The forest isn't spooky enough. I admit this is highly subjective, but Blair Witch was filmed in a green, verdant forest in what looks like late spring or early summer, whereas the first movie was filmed in winter. This makes a big difference in visuals; the barren, skeletal trees of the first movie did a lot of the heavy lifting when it came to making a scary atmosphere, and they're now iconic to both the movie and the idea of scary forests in general (they're so iconic that they showed up in the posters for Blair Witch even though they're not in the movie itself). The change in season doesn't do the new movie any favours.
They show the stupid witch. Or maybe they don't; according to the director, the creepy emaciated woman thing you see for about a second is one of the witch's victims.

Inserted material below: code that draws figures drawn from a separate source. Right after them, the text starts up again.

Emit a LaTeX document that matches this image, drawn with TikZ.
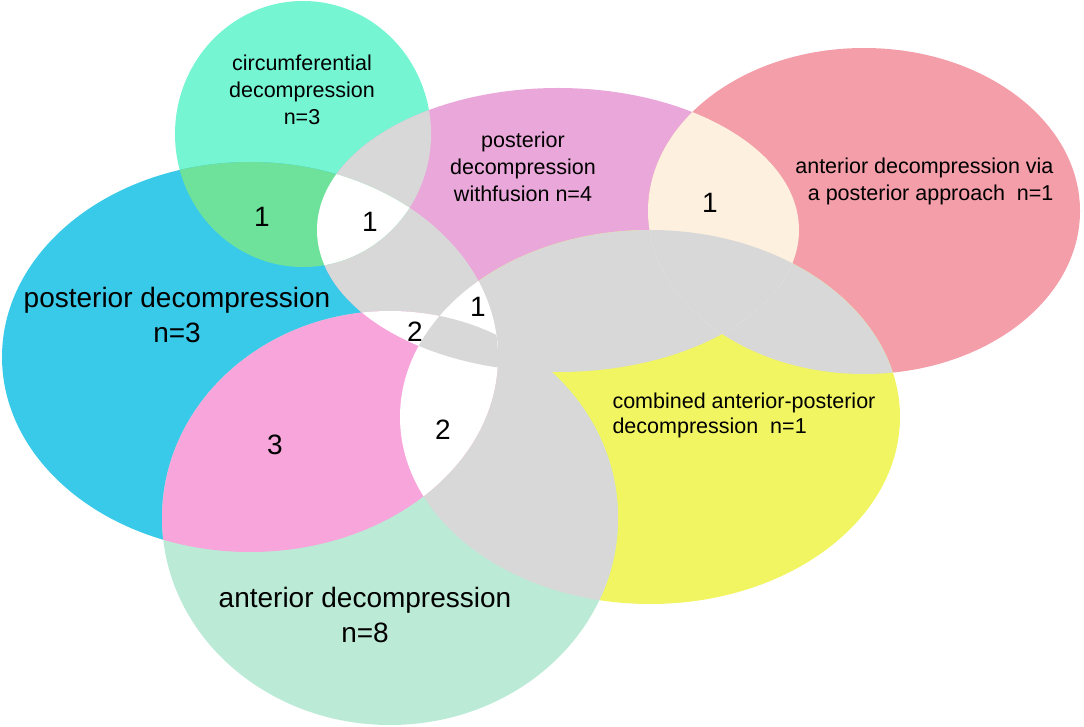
\documentclass[tikz,border=0pt]{standalone}
\usepackage{fontspec}
\setmainfont{Liberation Sans}
\definecolor{cteal}{HTML}{76F5D3}
\definecolor{cblue}{HTML}{3ACAE9}
\definecolor{cviolet}{HTML}{EAA7DA}
\definecolor{csalmon}{HTML}{F39EA9}
\definecolor{cyellow}{HTML}{F1F562}
\definecolor{cmint}{HTML}{BBEBD6}
\definecolor{cgreen}{HTML}{6EE29A}
\definecolor{cpink}{HTML}{F7A5DB}
\definecolor{ccream}{HTML}{FEF0DE}
\definecolor{cgrey}{HTML}{D8D8D8}
\def\Cell{(303,134) ellipse [x radius=128pt, y radius=133pt]}
\def\Pell{(250,357) ellipse [x radius=248pt, y radius=195pt]}
\def\Fell{(558,230) ellipse [x radius=241pt, y radius=142pt]}
\def\Vell{(864,211) ellipse [x radius=216pt, y radius=163pt]}
\def\Yell{(650,417) ellipse [x radius=250pt, y radius=187pt]}
\def\Aell{(390,518) ellipse [x radius=228pt, y radius=207pt]}
\begin{document}
\begin{tikzpicture}[x=1pt,y=-1pt,
  small/.style={font=\fontsize{21.5}{27}\selectfont, align=center, text=black},
  big/.style={font=\fontsize{28}{35}\selectfont, align=center, text=black},
  num/.style={font=\fontsize{28}{30}\selectfont, text=black}]
\useasboundingbox (0,0) rectangle (1084,727);
% base sets
\fill[cteal] \Cell;
\fill[cblue] \Pell;
\fill[cviolet] \Fell;
\fill[csalmon] \Vell;
\fill[cyellow] \Yell;
\fill[cmint] \Aell;
% pairwise overlaps grey
\begin{scope}\clip \Cell; \fill[cgrey] \Fell; \end{scope}
\begin{scope}\clip \Pell; \fill[cgrey] \Fell; \end{scope}
\begin{scope}\clip \Pell; \fill[cgrey] \Yell; \end{scope}
\begin{scope}\clip \Fell; \fill[cgrey] \Yell; \end{scope}
\begin{scope}\clip \Fell; \fill[cgrey] \Aell; \end{scope}
\begin{scope}\clip \Vell; \fill[cgrey] \Yell; \end{scope}
\begin{scope}\clip \Aell; \fill[cgrey] \Yell; \end{scope}
% coloured pairs
\begin{scope}\clip \Cell; \fill[cgreen] \Pell; \end{scope}
\begin{scope}\clip \Pell; \fill[cpink] \Aell; \end{scope}
\begin{scope}\clip \Fell; \fill[ccream] \Vell; \end{scope}
% white triples
\begin{scope}\clip \Cell; \clip \Pell; \fill[white] \Fell; \end{scope}
\begin{scope}\clip \Pell; \clip \Fell; \fill[white] \Aell; \end{scope}
\begin{scope}\clip \Pell; \clip \Fell; \fill[white] \Yell; \end{scope}
\begin{scope}\clip \Pell; \clip \Aell; \fill[white] \Yell; \end{scope}
% grey higher overlaps
\begin{scope}\clip \Pell; \clip \Aell; \clip \Fell; \fill[cgrey] \Yell; \end{scope}
\begin{scope}\clip \Fell; \clip \Vell; \fill[cgrey] \Yell; \end{scope}
% labels
\node[small] (tc) at (302,90) {circumferential\\decompression\\n=3};
\node[small] (tf) at (523,167) {posterior\\decompression\\withfusion n=4};
\node[small, align=right, anchor=east] (tv) at (1057,181) {anterior decompression via\\a posterior approach\ \ n=1};
\node[small, align=left, anchor=west, font=\fontsize{21.5}{25}\selectfont] (ty) at (609,415) {combined anterior-posterior\\decompression\ \ n=1};
\node[big] (tp) at (177,315) {posterior decompression\\n=3};
\node[big] (ta) at (365,615) {anterior decompression\\n=8};
\node[num] (n1) at (262,217) {1};
\node[num] (n2) at (370,222) {1};
\node[num] (n3) at (478,307) {1};
\node[num] (n4) at (415,332) {2};
\node[num] (n5) at (443,430) {2};
\node[num] (n6) at (275,445) {3};
\node[num] (n7) at (710,203) {1};
\end{tikzpicture}
\end{document}
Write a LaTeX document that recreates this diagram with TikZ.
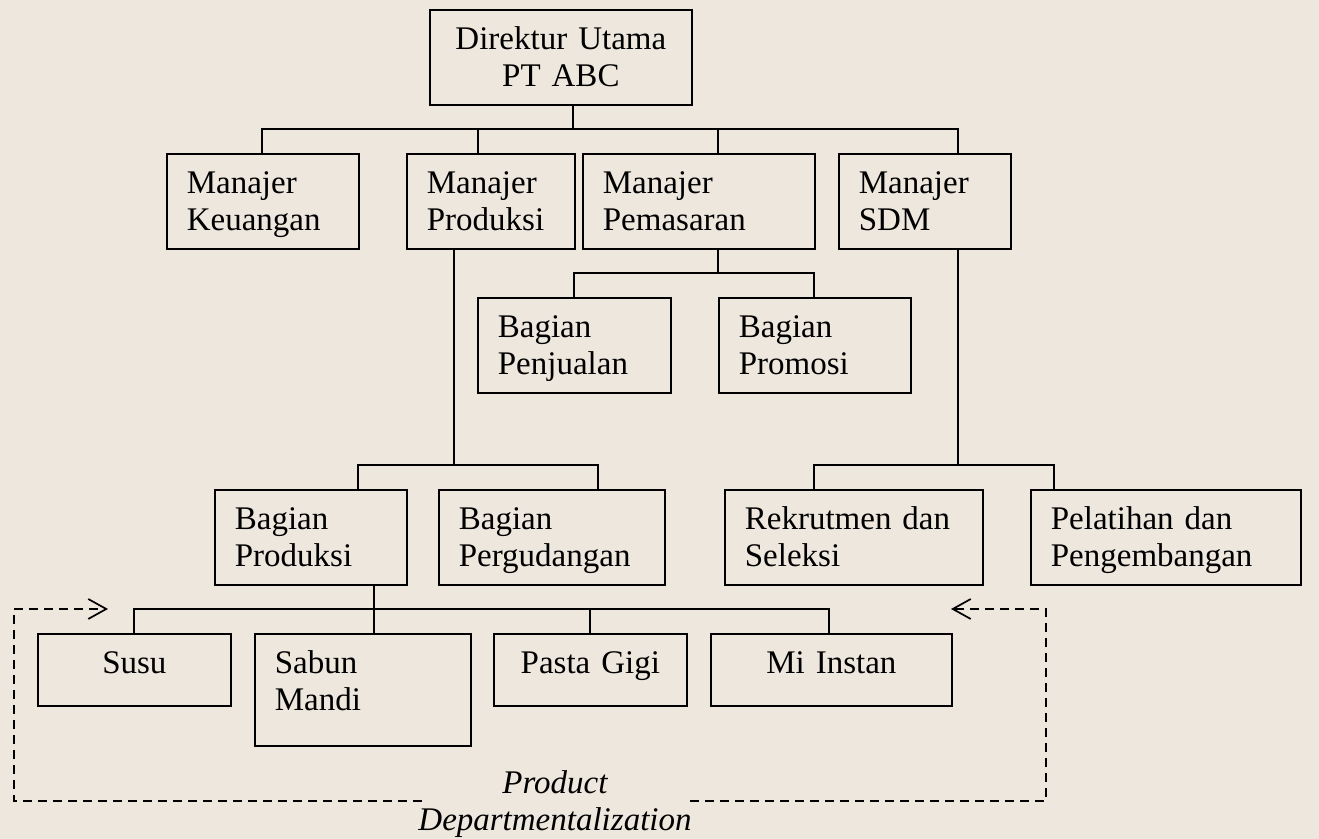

Except there's some implication that this is the woman whose execution following an accusation of witchcraft kick-started the modern version of the curse in the first place, so basically they do show you the witch.
And since this is Blair Witch: X-Treme Edition, it screams really really loudly while it chases someone around, because loud noises are how you do horror.
I'm sure plenty of people will say "well, they had to do something different, right? They couldn't just make a retread of the first movie."
Except that's exactly what they did do. They just did it badly.